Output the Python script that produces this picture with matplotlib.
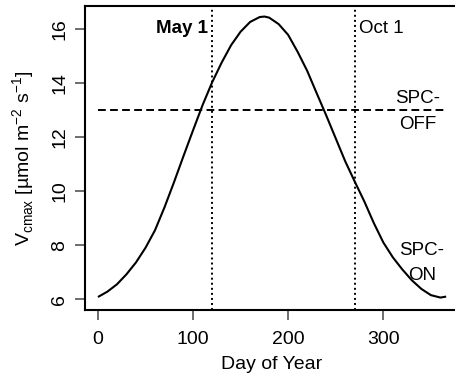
import matplotlib
matplotlib.use("Agg")
import matplotlib.pyplot as plt

plt.rcParams['font.family'] = ['Liberation Sans', 'DejaVu Sans']

# Data
days = [1, 10, 20, 30, 40, 50, 60, 70, 80, 90, 100, 110, 120, 130, 140, 150,
        160, 170, 175, 180, 190, 200, 210, 220, 230, 240, 250, 260, 270, 280,
        290, 300, 310, 320, 330, 340, 350, 360, 365]
vcmax = [6.10, 6.28, 6.55, 6.92, 7.36, 7.90, 8.55, 9.40, 10.33, 11.3, 12.25,
         13.18, 14.02, 14.75, 15.4, 15.9, 16.26, 16.44, 16.46, 16.42, 16.18,
         15.78, 15.15, 14.45, 13.62, 12.8, 11.95, 11.1, 10.35, 9.62, 8.82, 8.1,
         7.55, 7.1, 6.7, 6.38, 6.15, 6.06, 6.09]
threshold = 13.0
may1_day = 120
oct1_day = 270
xticks = [0, 100, 200, 300]
yticks = [6, 8, 10, 12, 14, 16]

fig = plt.figure(figsize=(4.56, 3.81), dpi=100)
ax = fig.add_axes([85/456, 1-310/381, (459-85)/456, 304/381])

ax.plot(days, vcmax, color='black', lw=1.5, solid_joinstyle='round')
ax.plot([0, days[-1]], [threshold, threshold], color='black', lw=1.4, dashes=(4, 2.2))
ax.axvline(may1_day, color='black', lw=1.4, dashes=(1, 1.6))
ax.axvline(oct1_day, color='black', lw=1.4, dashes=(1, 1.6))

ax.set_xlim(-13.56, 379.56)
ax.set_ylim(5.6, 16.85)
ax.set_xticks(xticks)
ax.set_yticks(yticks)
ax.set_yticklabels([str(v) for v in yticks], rotation=90, va='center')
ax.tick_params(axis='both', direction='out', length=7, width=1.2, color='#555555',
               labelsize=14)
ax.tick_params(axis='x', pad=8)
ax.tick_params(axis='y', pad=5)
for s in ax.spines.values():
    s.set_linewidth(1.5)

ax.set_xlabel('Day of Year', fontsize=14, labelpad=6)
ax.set_ylabel(r'V$_{\mathregular{cmax}}$ [µmol m$^{\mathregular{-2}}$ s$^{\mathregular{-1}}$]',
              fontsize=14, labelpad=10)

ax.text(116, 16.0, 'May 1', fontsize=13.5, fontweight='bold', ha='right', va='center')
ax.text(274, 16.0, 'Oct 1', fontsize=13.5, ha='left', va='center')
ax.text(336, 13.43, 'SPC-', fontsize=13.5, ha='center', va='center')
ax.text(336, 12.48, 'OFF', fontsize=13.5, ha='center', va='center')
ax.text(340, 7.81, 'SPC-', fontsize=13.5, ha='center', va='center')
ax.text(341, 6.89, 'ON', fontsize=13.5, ha='center', va='center')

fig.savefig('out.png', dpi=100)
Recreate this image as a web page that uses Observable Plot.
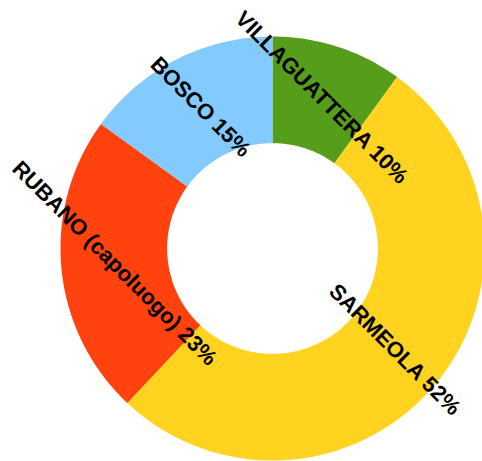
<!DOCTYPE html>
<html>
<head>
<meta charset="utf-8">
<script src="https://cdn.jsdelivr.net/npm/d3@7"></script>
<script src="https://cdn.jsdelivr.net/npm/@observablehq/plot@0.6"></script>
<style>
  html, body { margin: 0; padding: 0; background: #fff; }
  #chart svg { display: block; }
</style>
</head>
<body>
<div id="chart"></div>
<script>
const names = ["VILLAGUATTERA", "SARMEOLA", "RUBANO (capoluogo)", "BOSCO"];
const values = [10, 52, 23, 15];
const colors = ["#579d1c", "#ffd320", "#ff420e", "#83caff"];

const outerR = 1;
const innerR = 0.497;

const pie = d3.pie().sort(null).value((d, i) => values[i]);
const arcs = pie(names);

// polygon outline for each ring slice (geometry only, from data angles)
const ring = [];
arcs.forEach((a, i) => {
  const n = Math.max(2, Math.ceil((a.endAngle - a.startAngle) / (Math.PI / 180)));
  for (let k = 0; k <= n; k++) {
    const t = a.startAngle + (a.endAngle - a.startAngle) * k / n;
    ring.push({name: names[i], x: outerR * Math.sin(t), y: outerR * Math.cos(t)});
  }
  for (let k = n; k >= 0; k--) {
    const t = a.startAngle + (a.endAngle - a.startAngle) * k / n;
    ring.push({name: names[i], x: innerR * Math.sin(t), y: innerR * Math.cos(t)});
  }
});

const midR = (outerR + innerR) / 2;
const labelData = arcs.map((a, i) => {
  const t = (a.startAngle + a.endAngle) / 2;
  return {label: `${names[i]} ${values[i]}%`, x: midR * Math.sin(t), y: midR * Math.cos(t)};
});

const W = 482, H = 461, cx = 272, cy = 248, rPx = 212;

const chart = Plot.plot({
  width: W,
  height: H,
  margin: 0,
  x: {domain: [-cx / rPx, (W - cx) / rPx], range: [0, W], axis: null},
  y: {domain: [-(H - cy) / rPx, cy / rPx], range: [H, 0], axis: null},
  color: {domain: names, range: colors},
  style: {background: "#fff", fontFamily: "'Liberation Sans', Arial, sans-serif"},
  marks: [
    Plot.line(ring, {x: "x", y: "y", z: "name", fill: "name", stroke: "none", curve: "linear-closed"}),
    Plot.text(labelData, {
      x: "x", y: "y", text: "label", rotate: 45,
      fontSize: 22, fontWeight: "bold", fill: "#000",
      textAnchor: "middle", lineAnchor: "middle"
    })
  ]
});
document.getElementById("chart").append(chart);
</script>
</body>
</html>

● ● ●

→ **What you have to do**
Print everything from the line with "Recreate this image" down to the line with "const arcs = pie(names);" in the entries above, both lines included and nothing more, without the pictures.

→ **Exercise response**
Recreate this image as a web page that uses Observable Plot.
<!DOCTYPE html>
<html>
<head>
<meta charset="utf-8">
<script src="https://cdn.jsdelivr.net/npm/d3@7"></script>
<script src="https://cdn.jsdelivr.net/npm/@observablehq/plot@0.6"></script>
<style>
  html, body { margin: 0; padding: 0; background: #fff; }
  #chart svg { display: block; }
</style>
</head>
<body>
<div id="chart"></div>
<script>
const names = ["VILLAGUATTERA", "SARMEOLA", "RUBANO (capoluogo)", "BOSCO"];
const values = [10, 52, 23, 15];
const colors = ["#579d1c", "#ffd320", "#ff420e", "#83caff"];

const outerR = 1;
const innerR = 0.497;

const pie = d3.pie().sort(null).value((d, i) => values[i]);
const arcs = pie(names);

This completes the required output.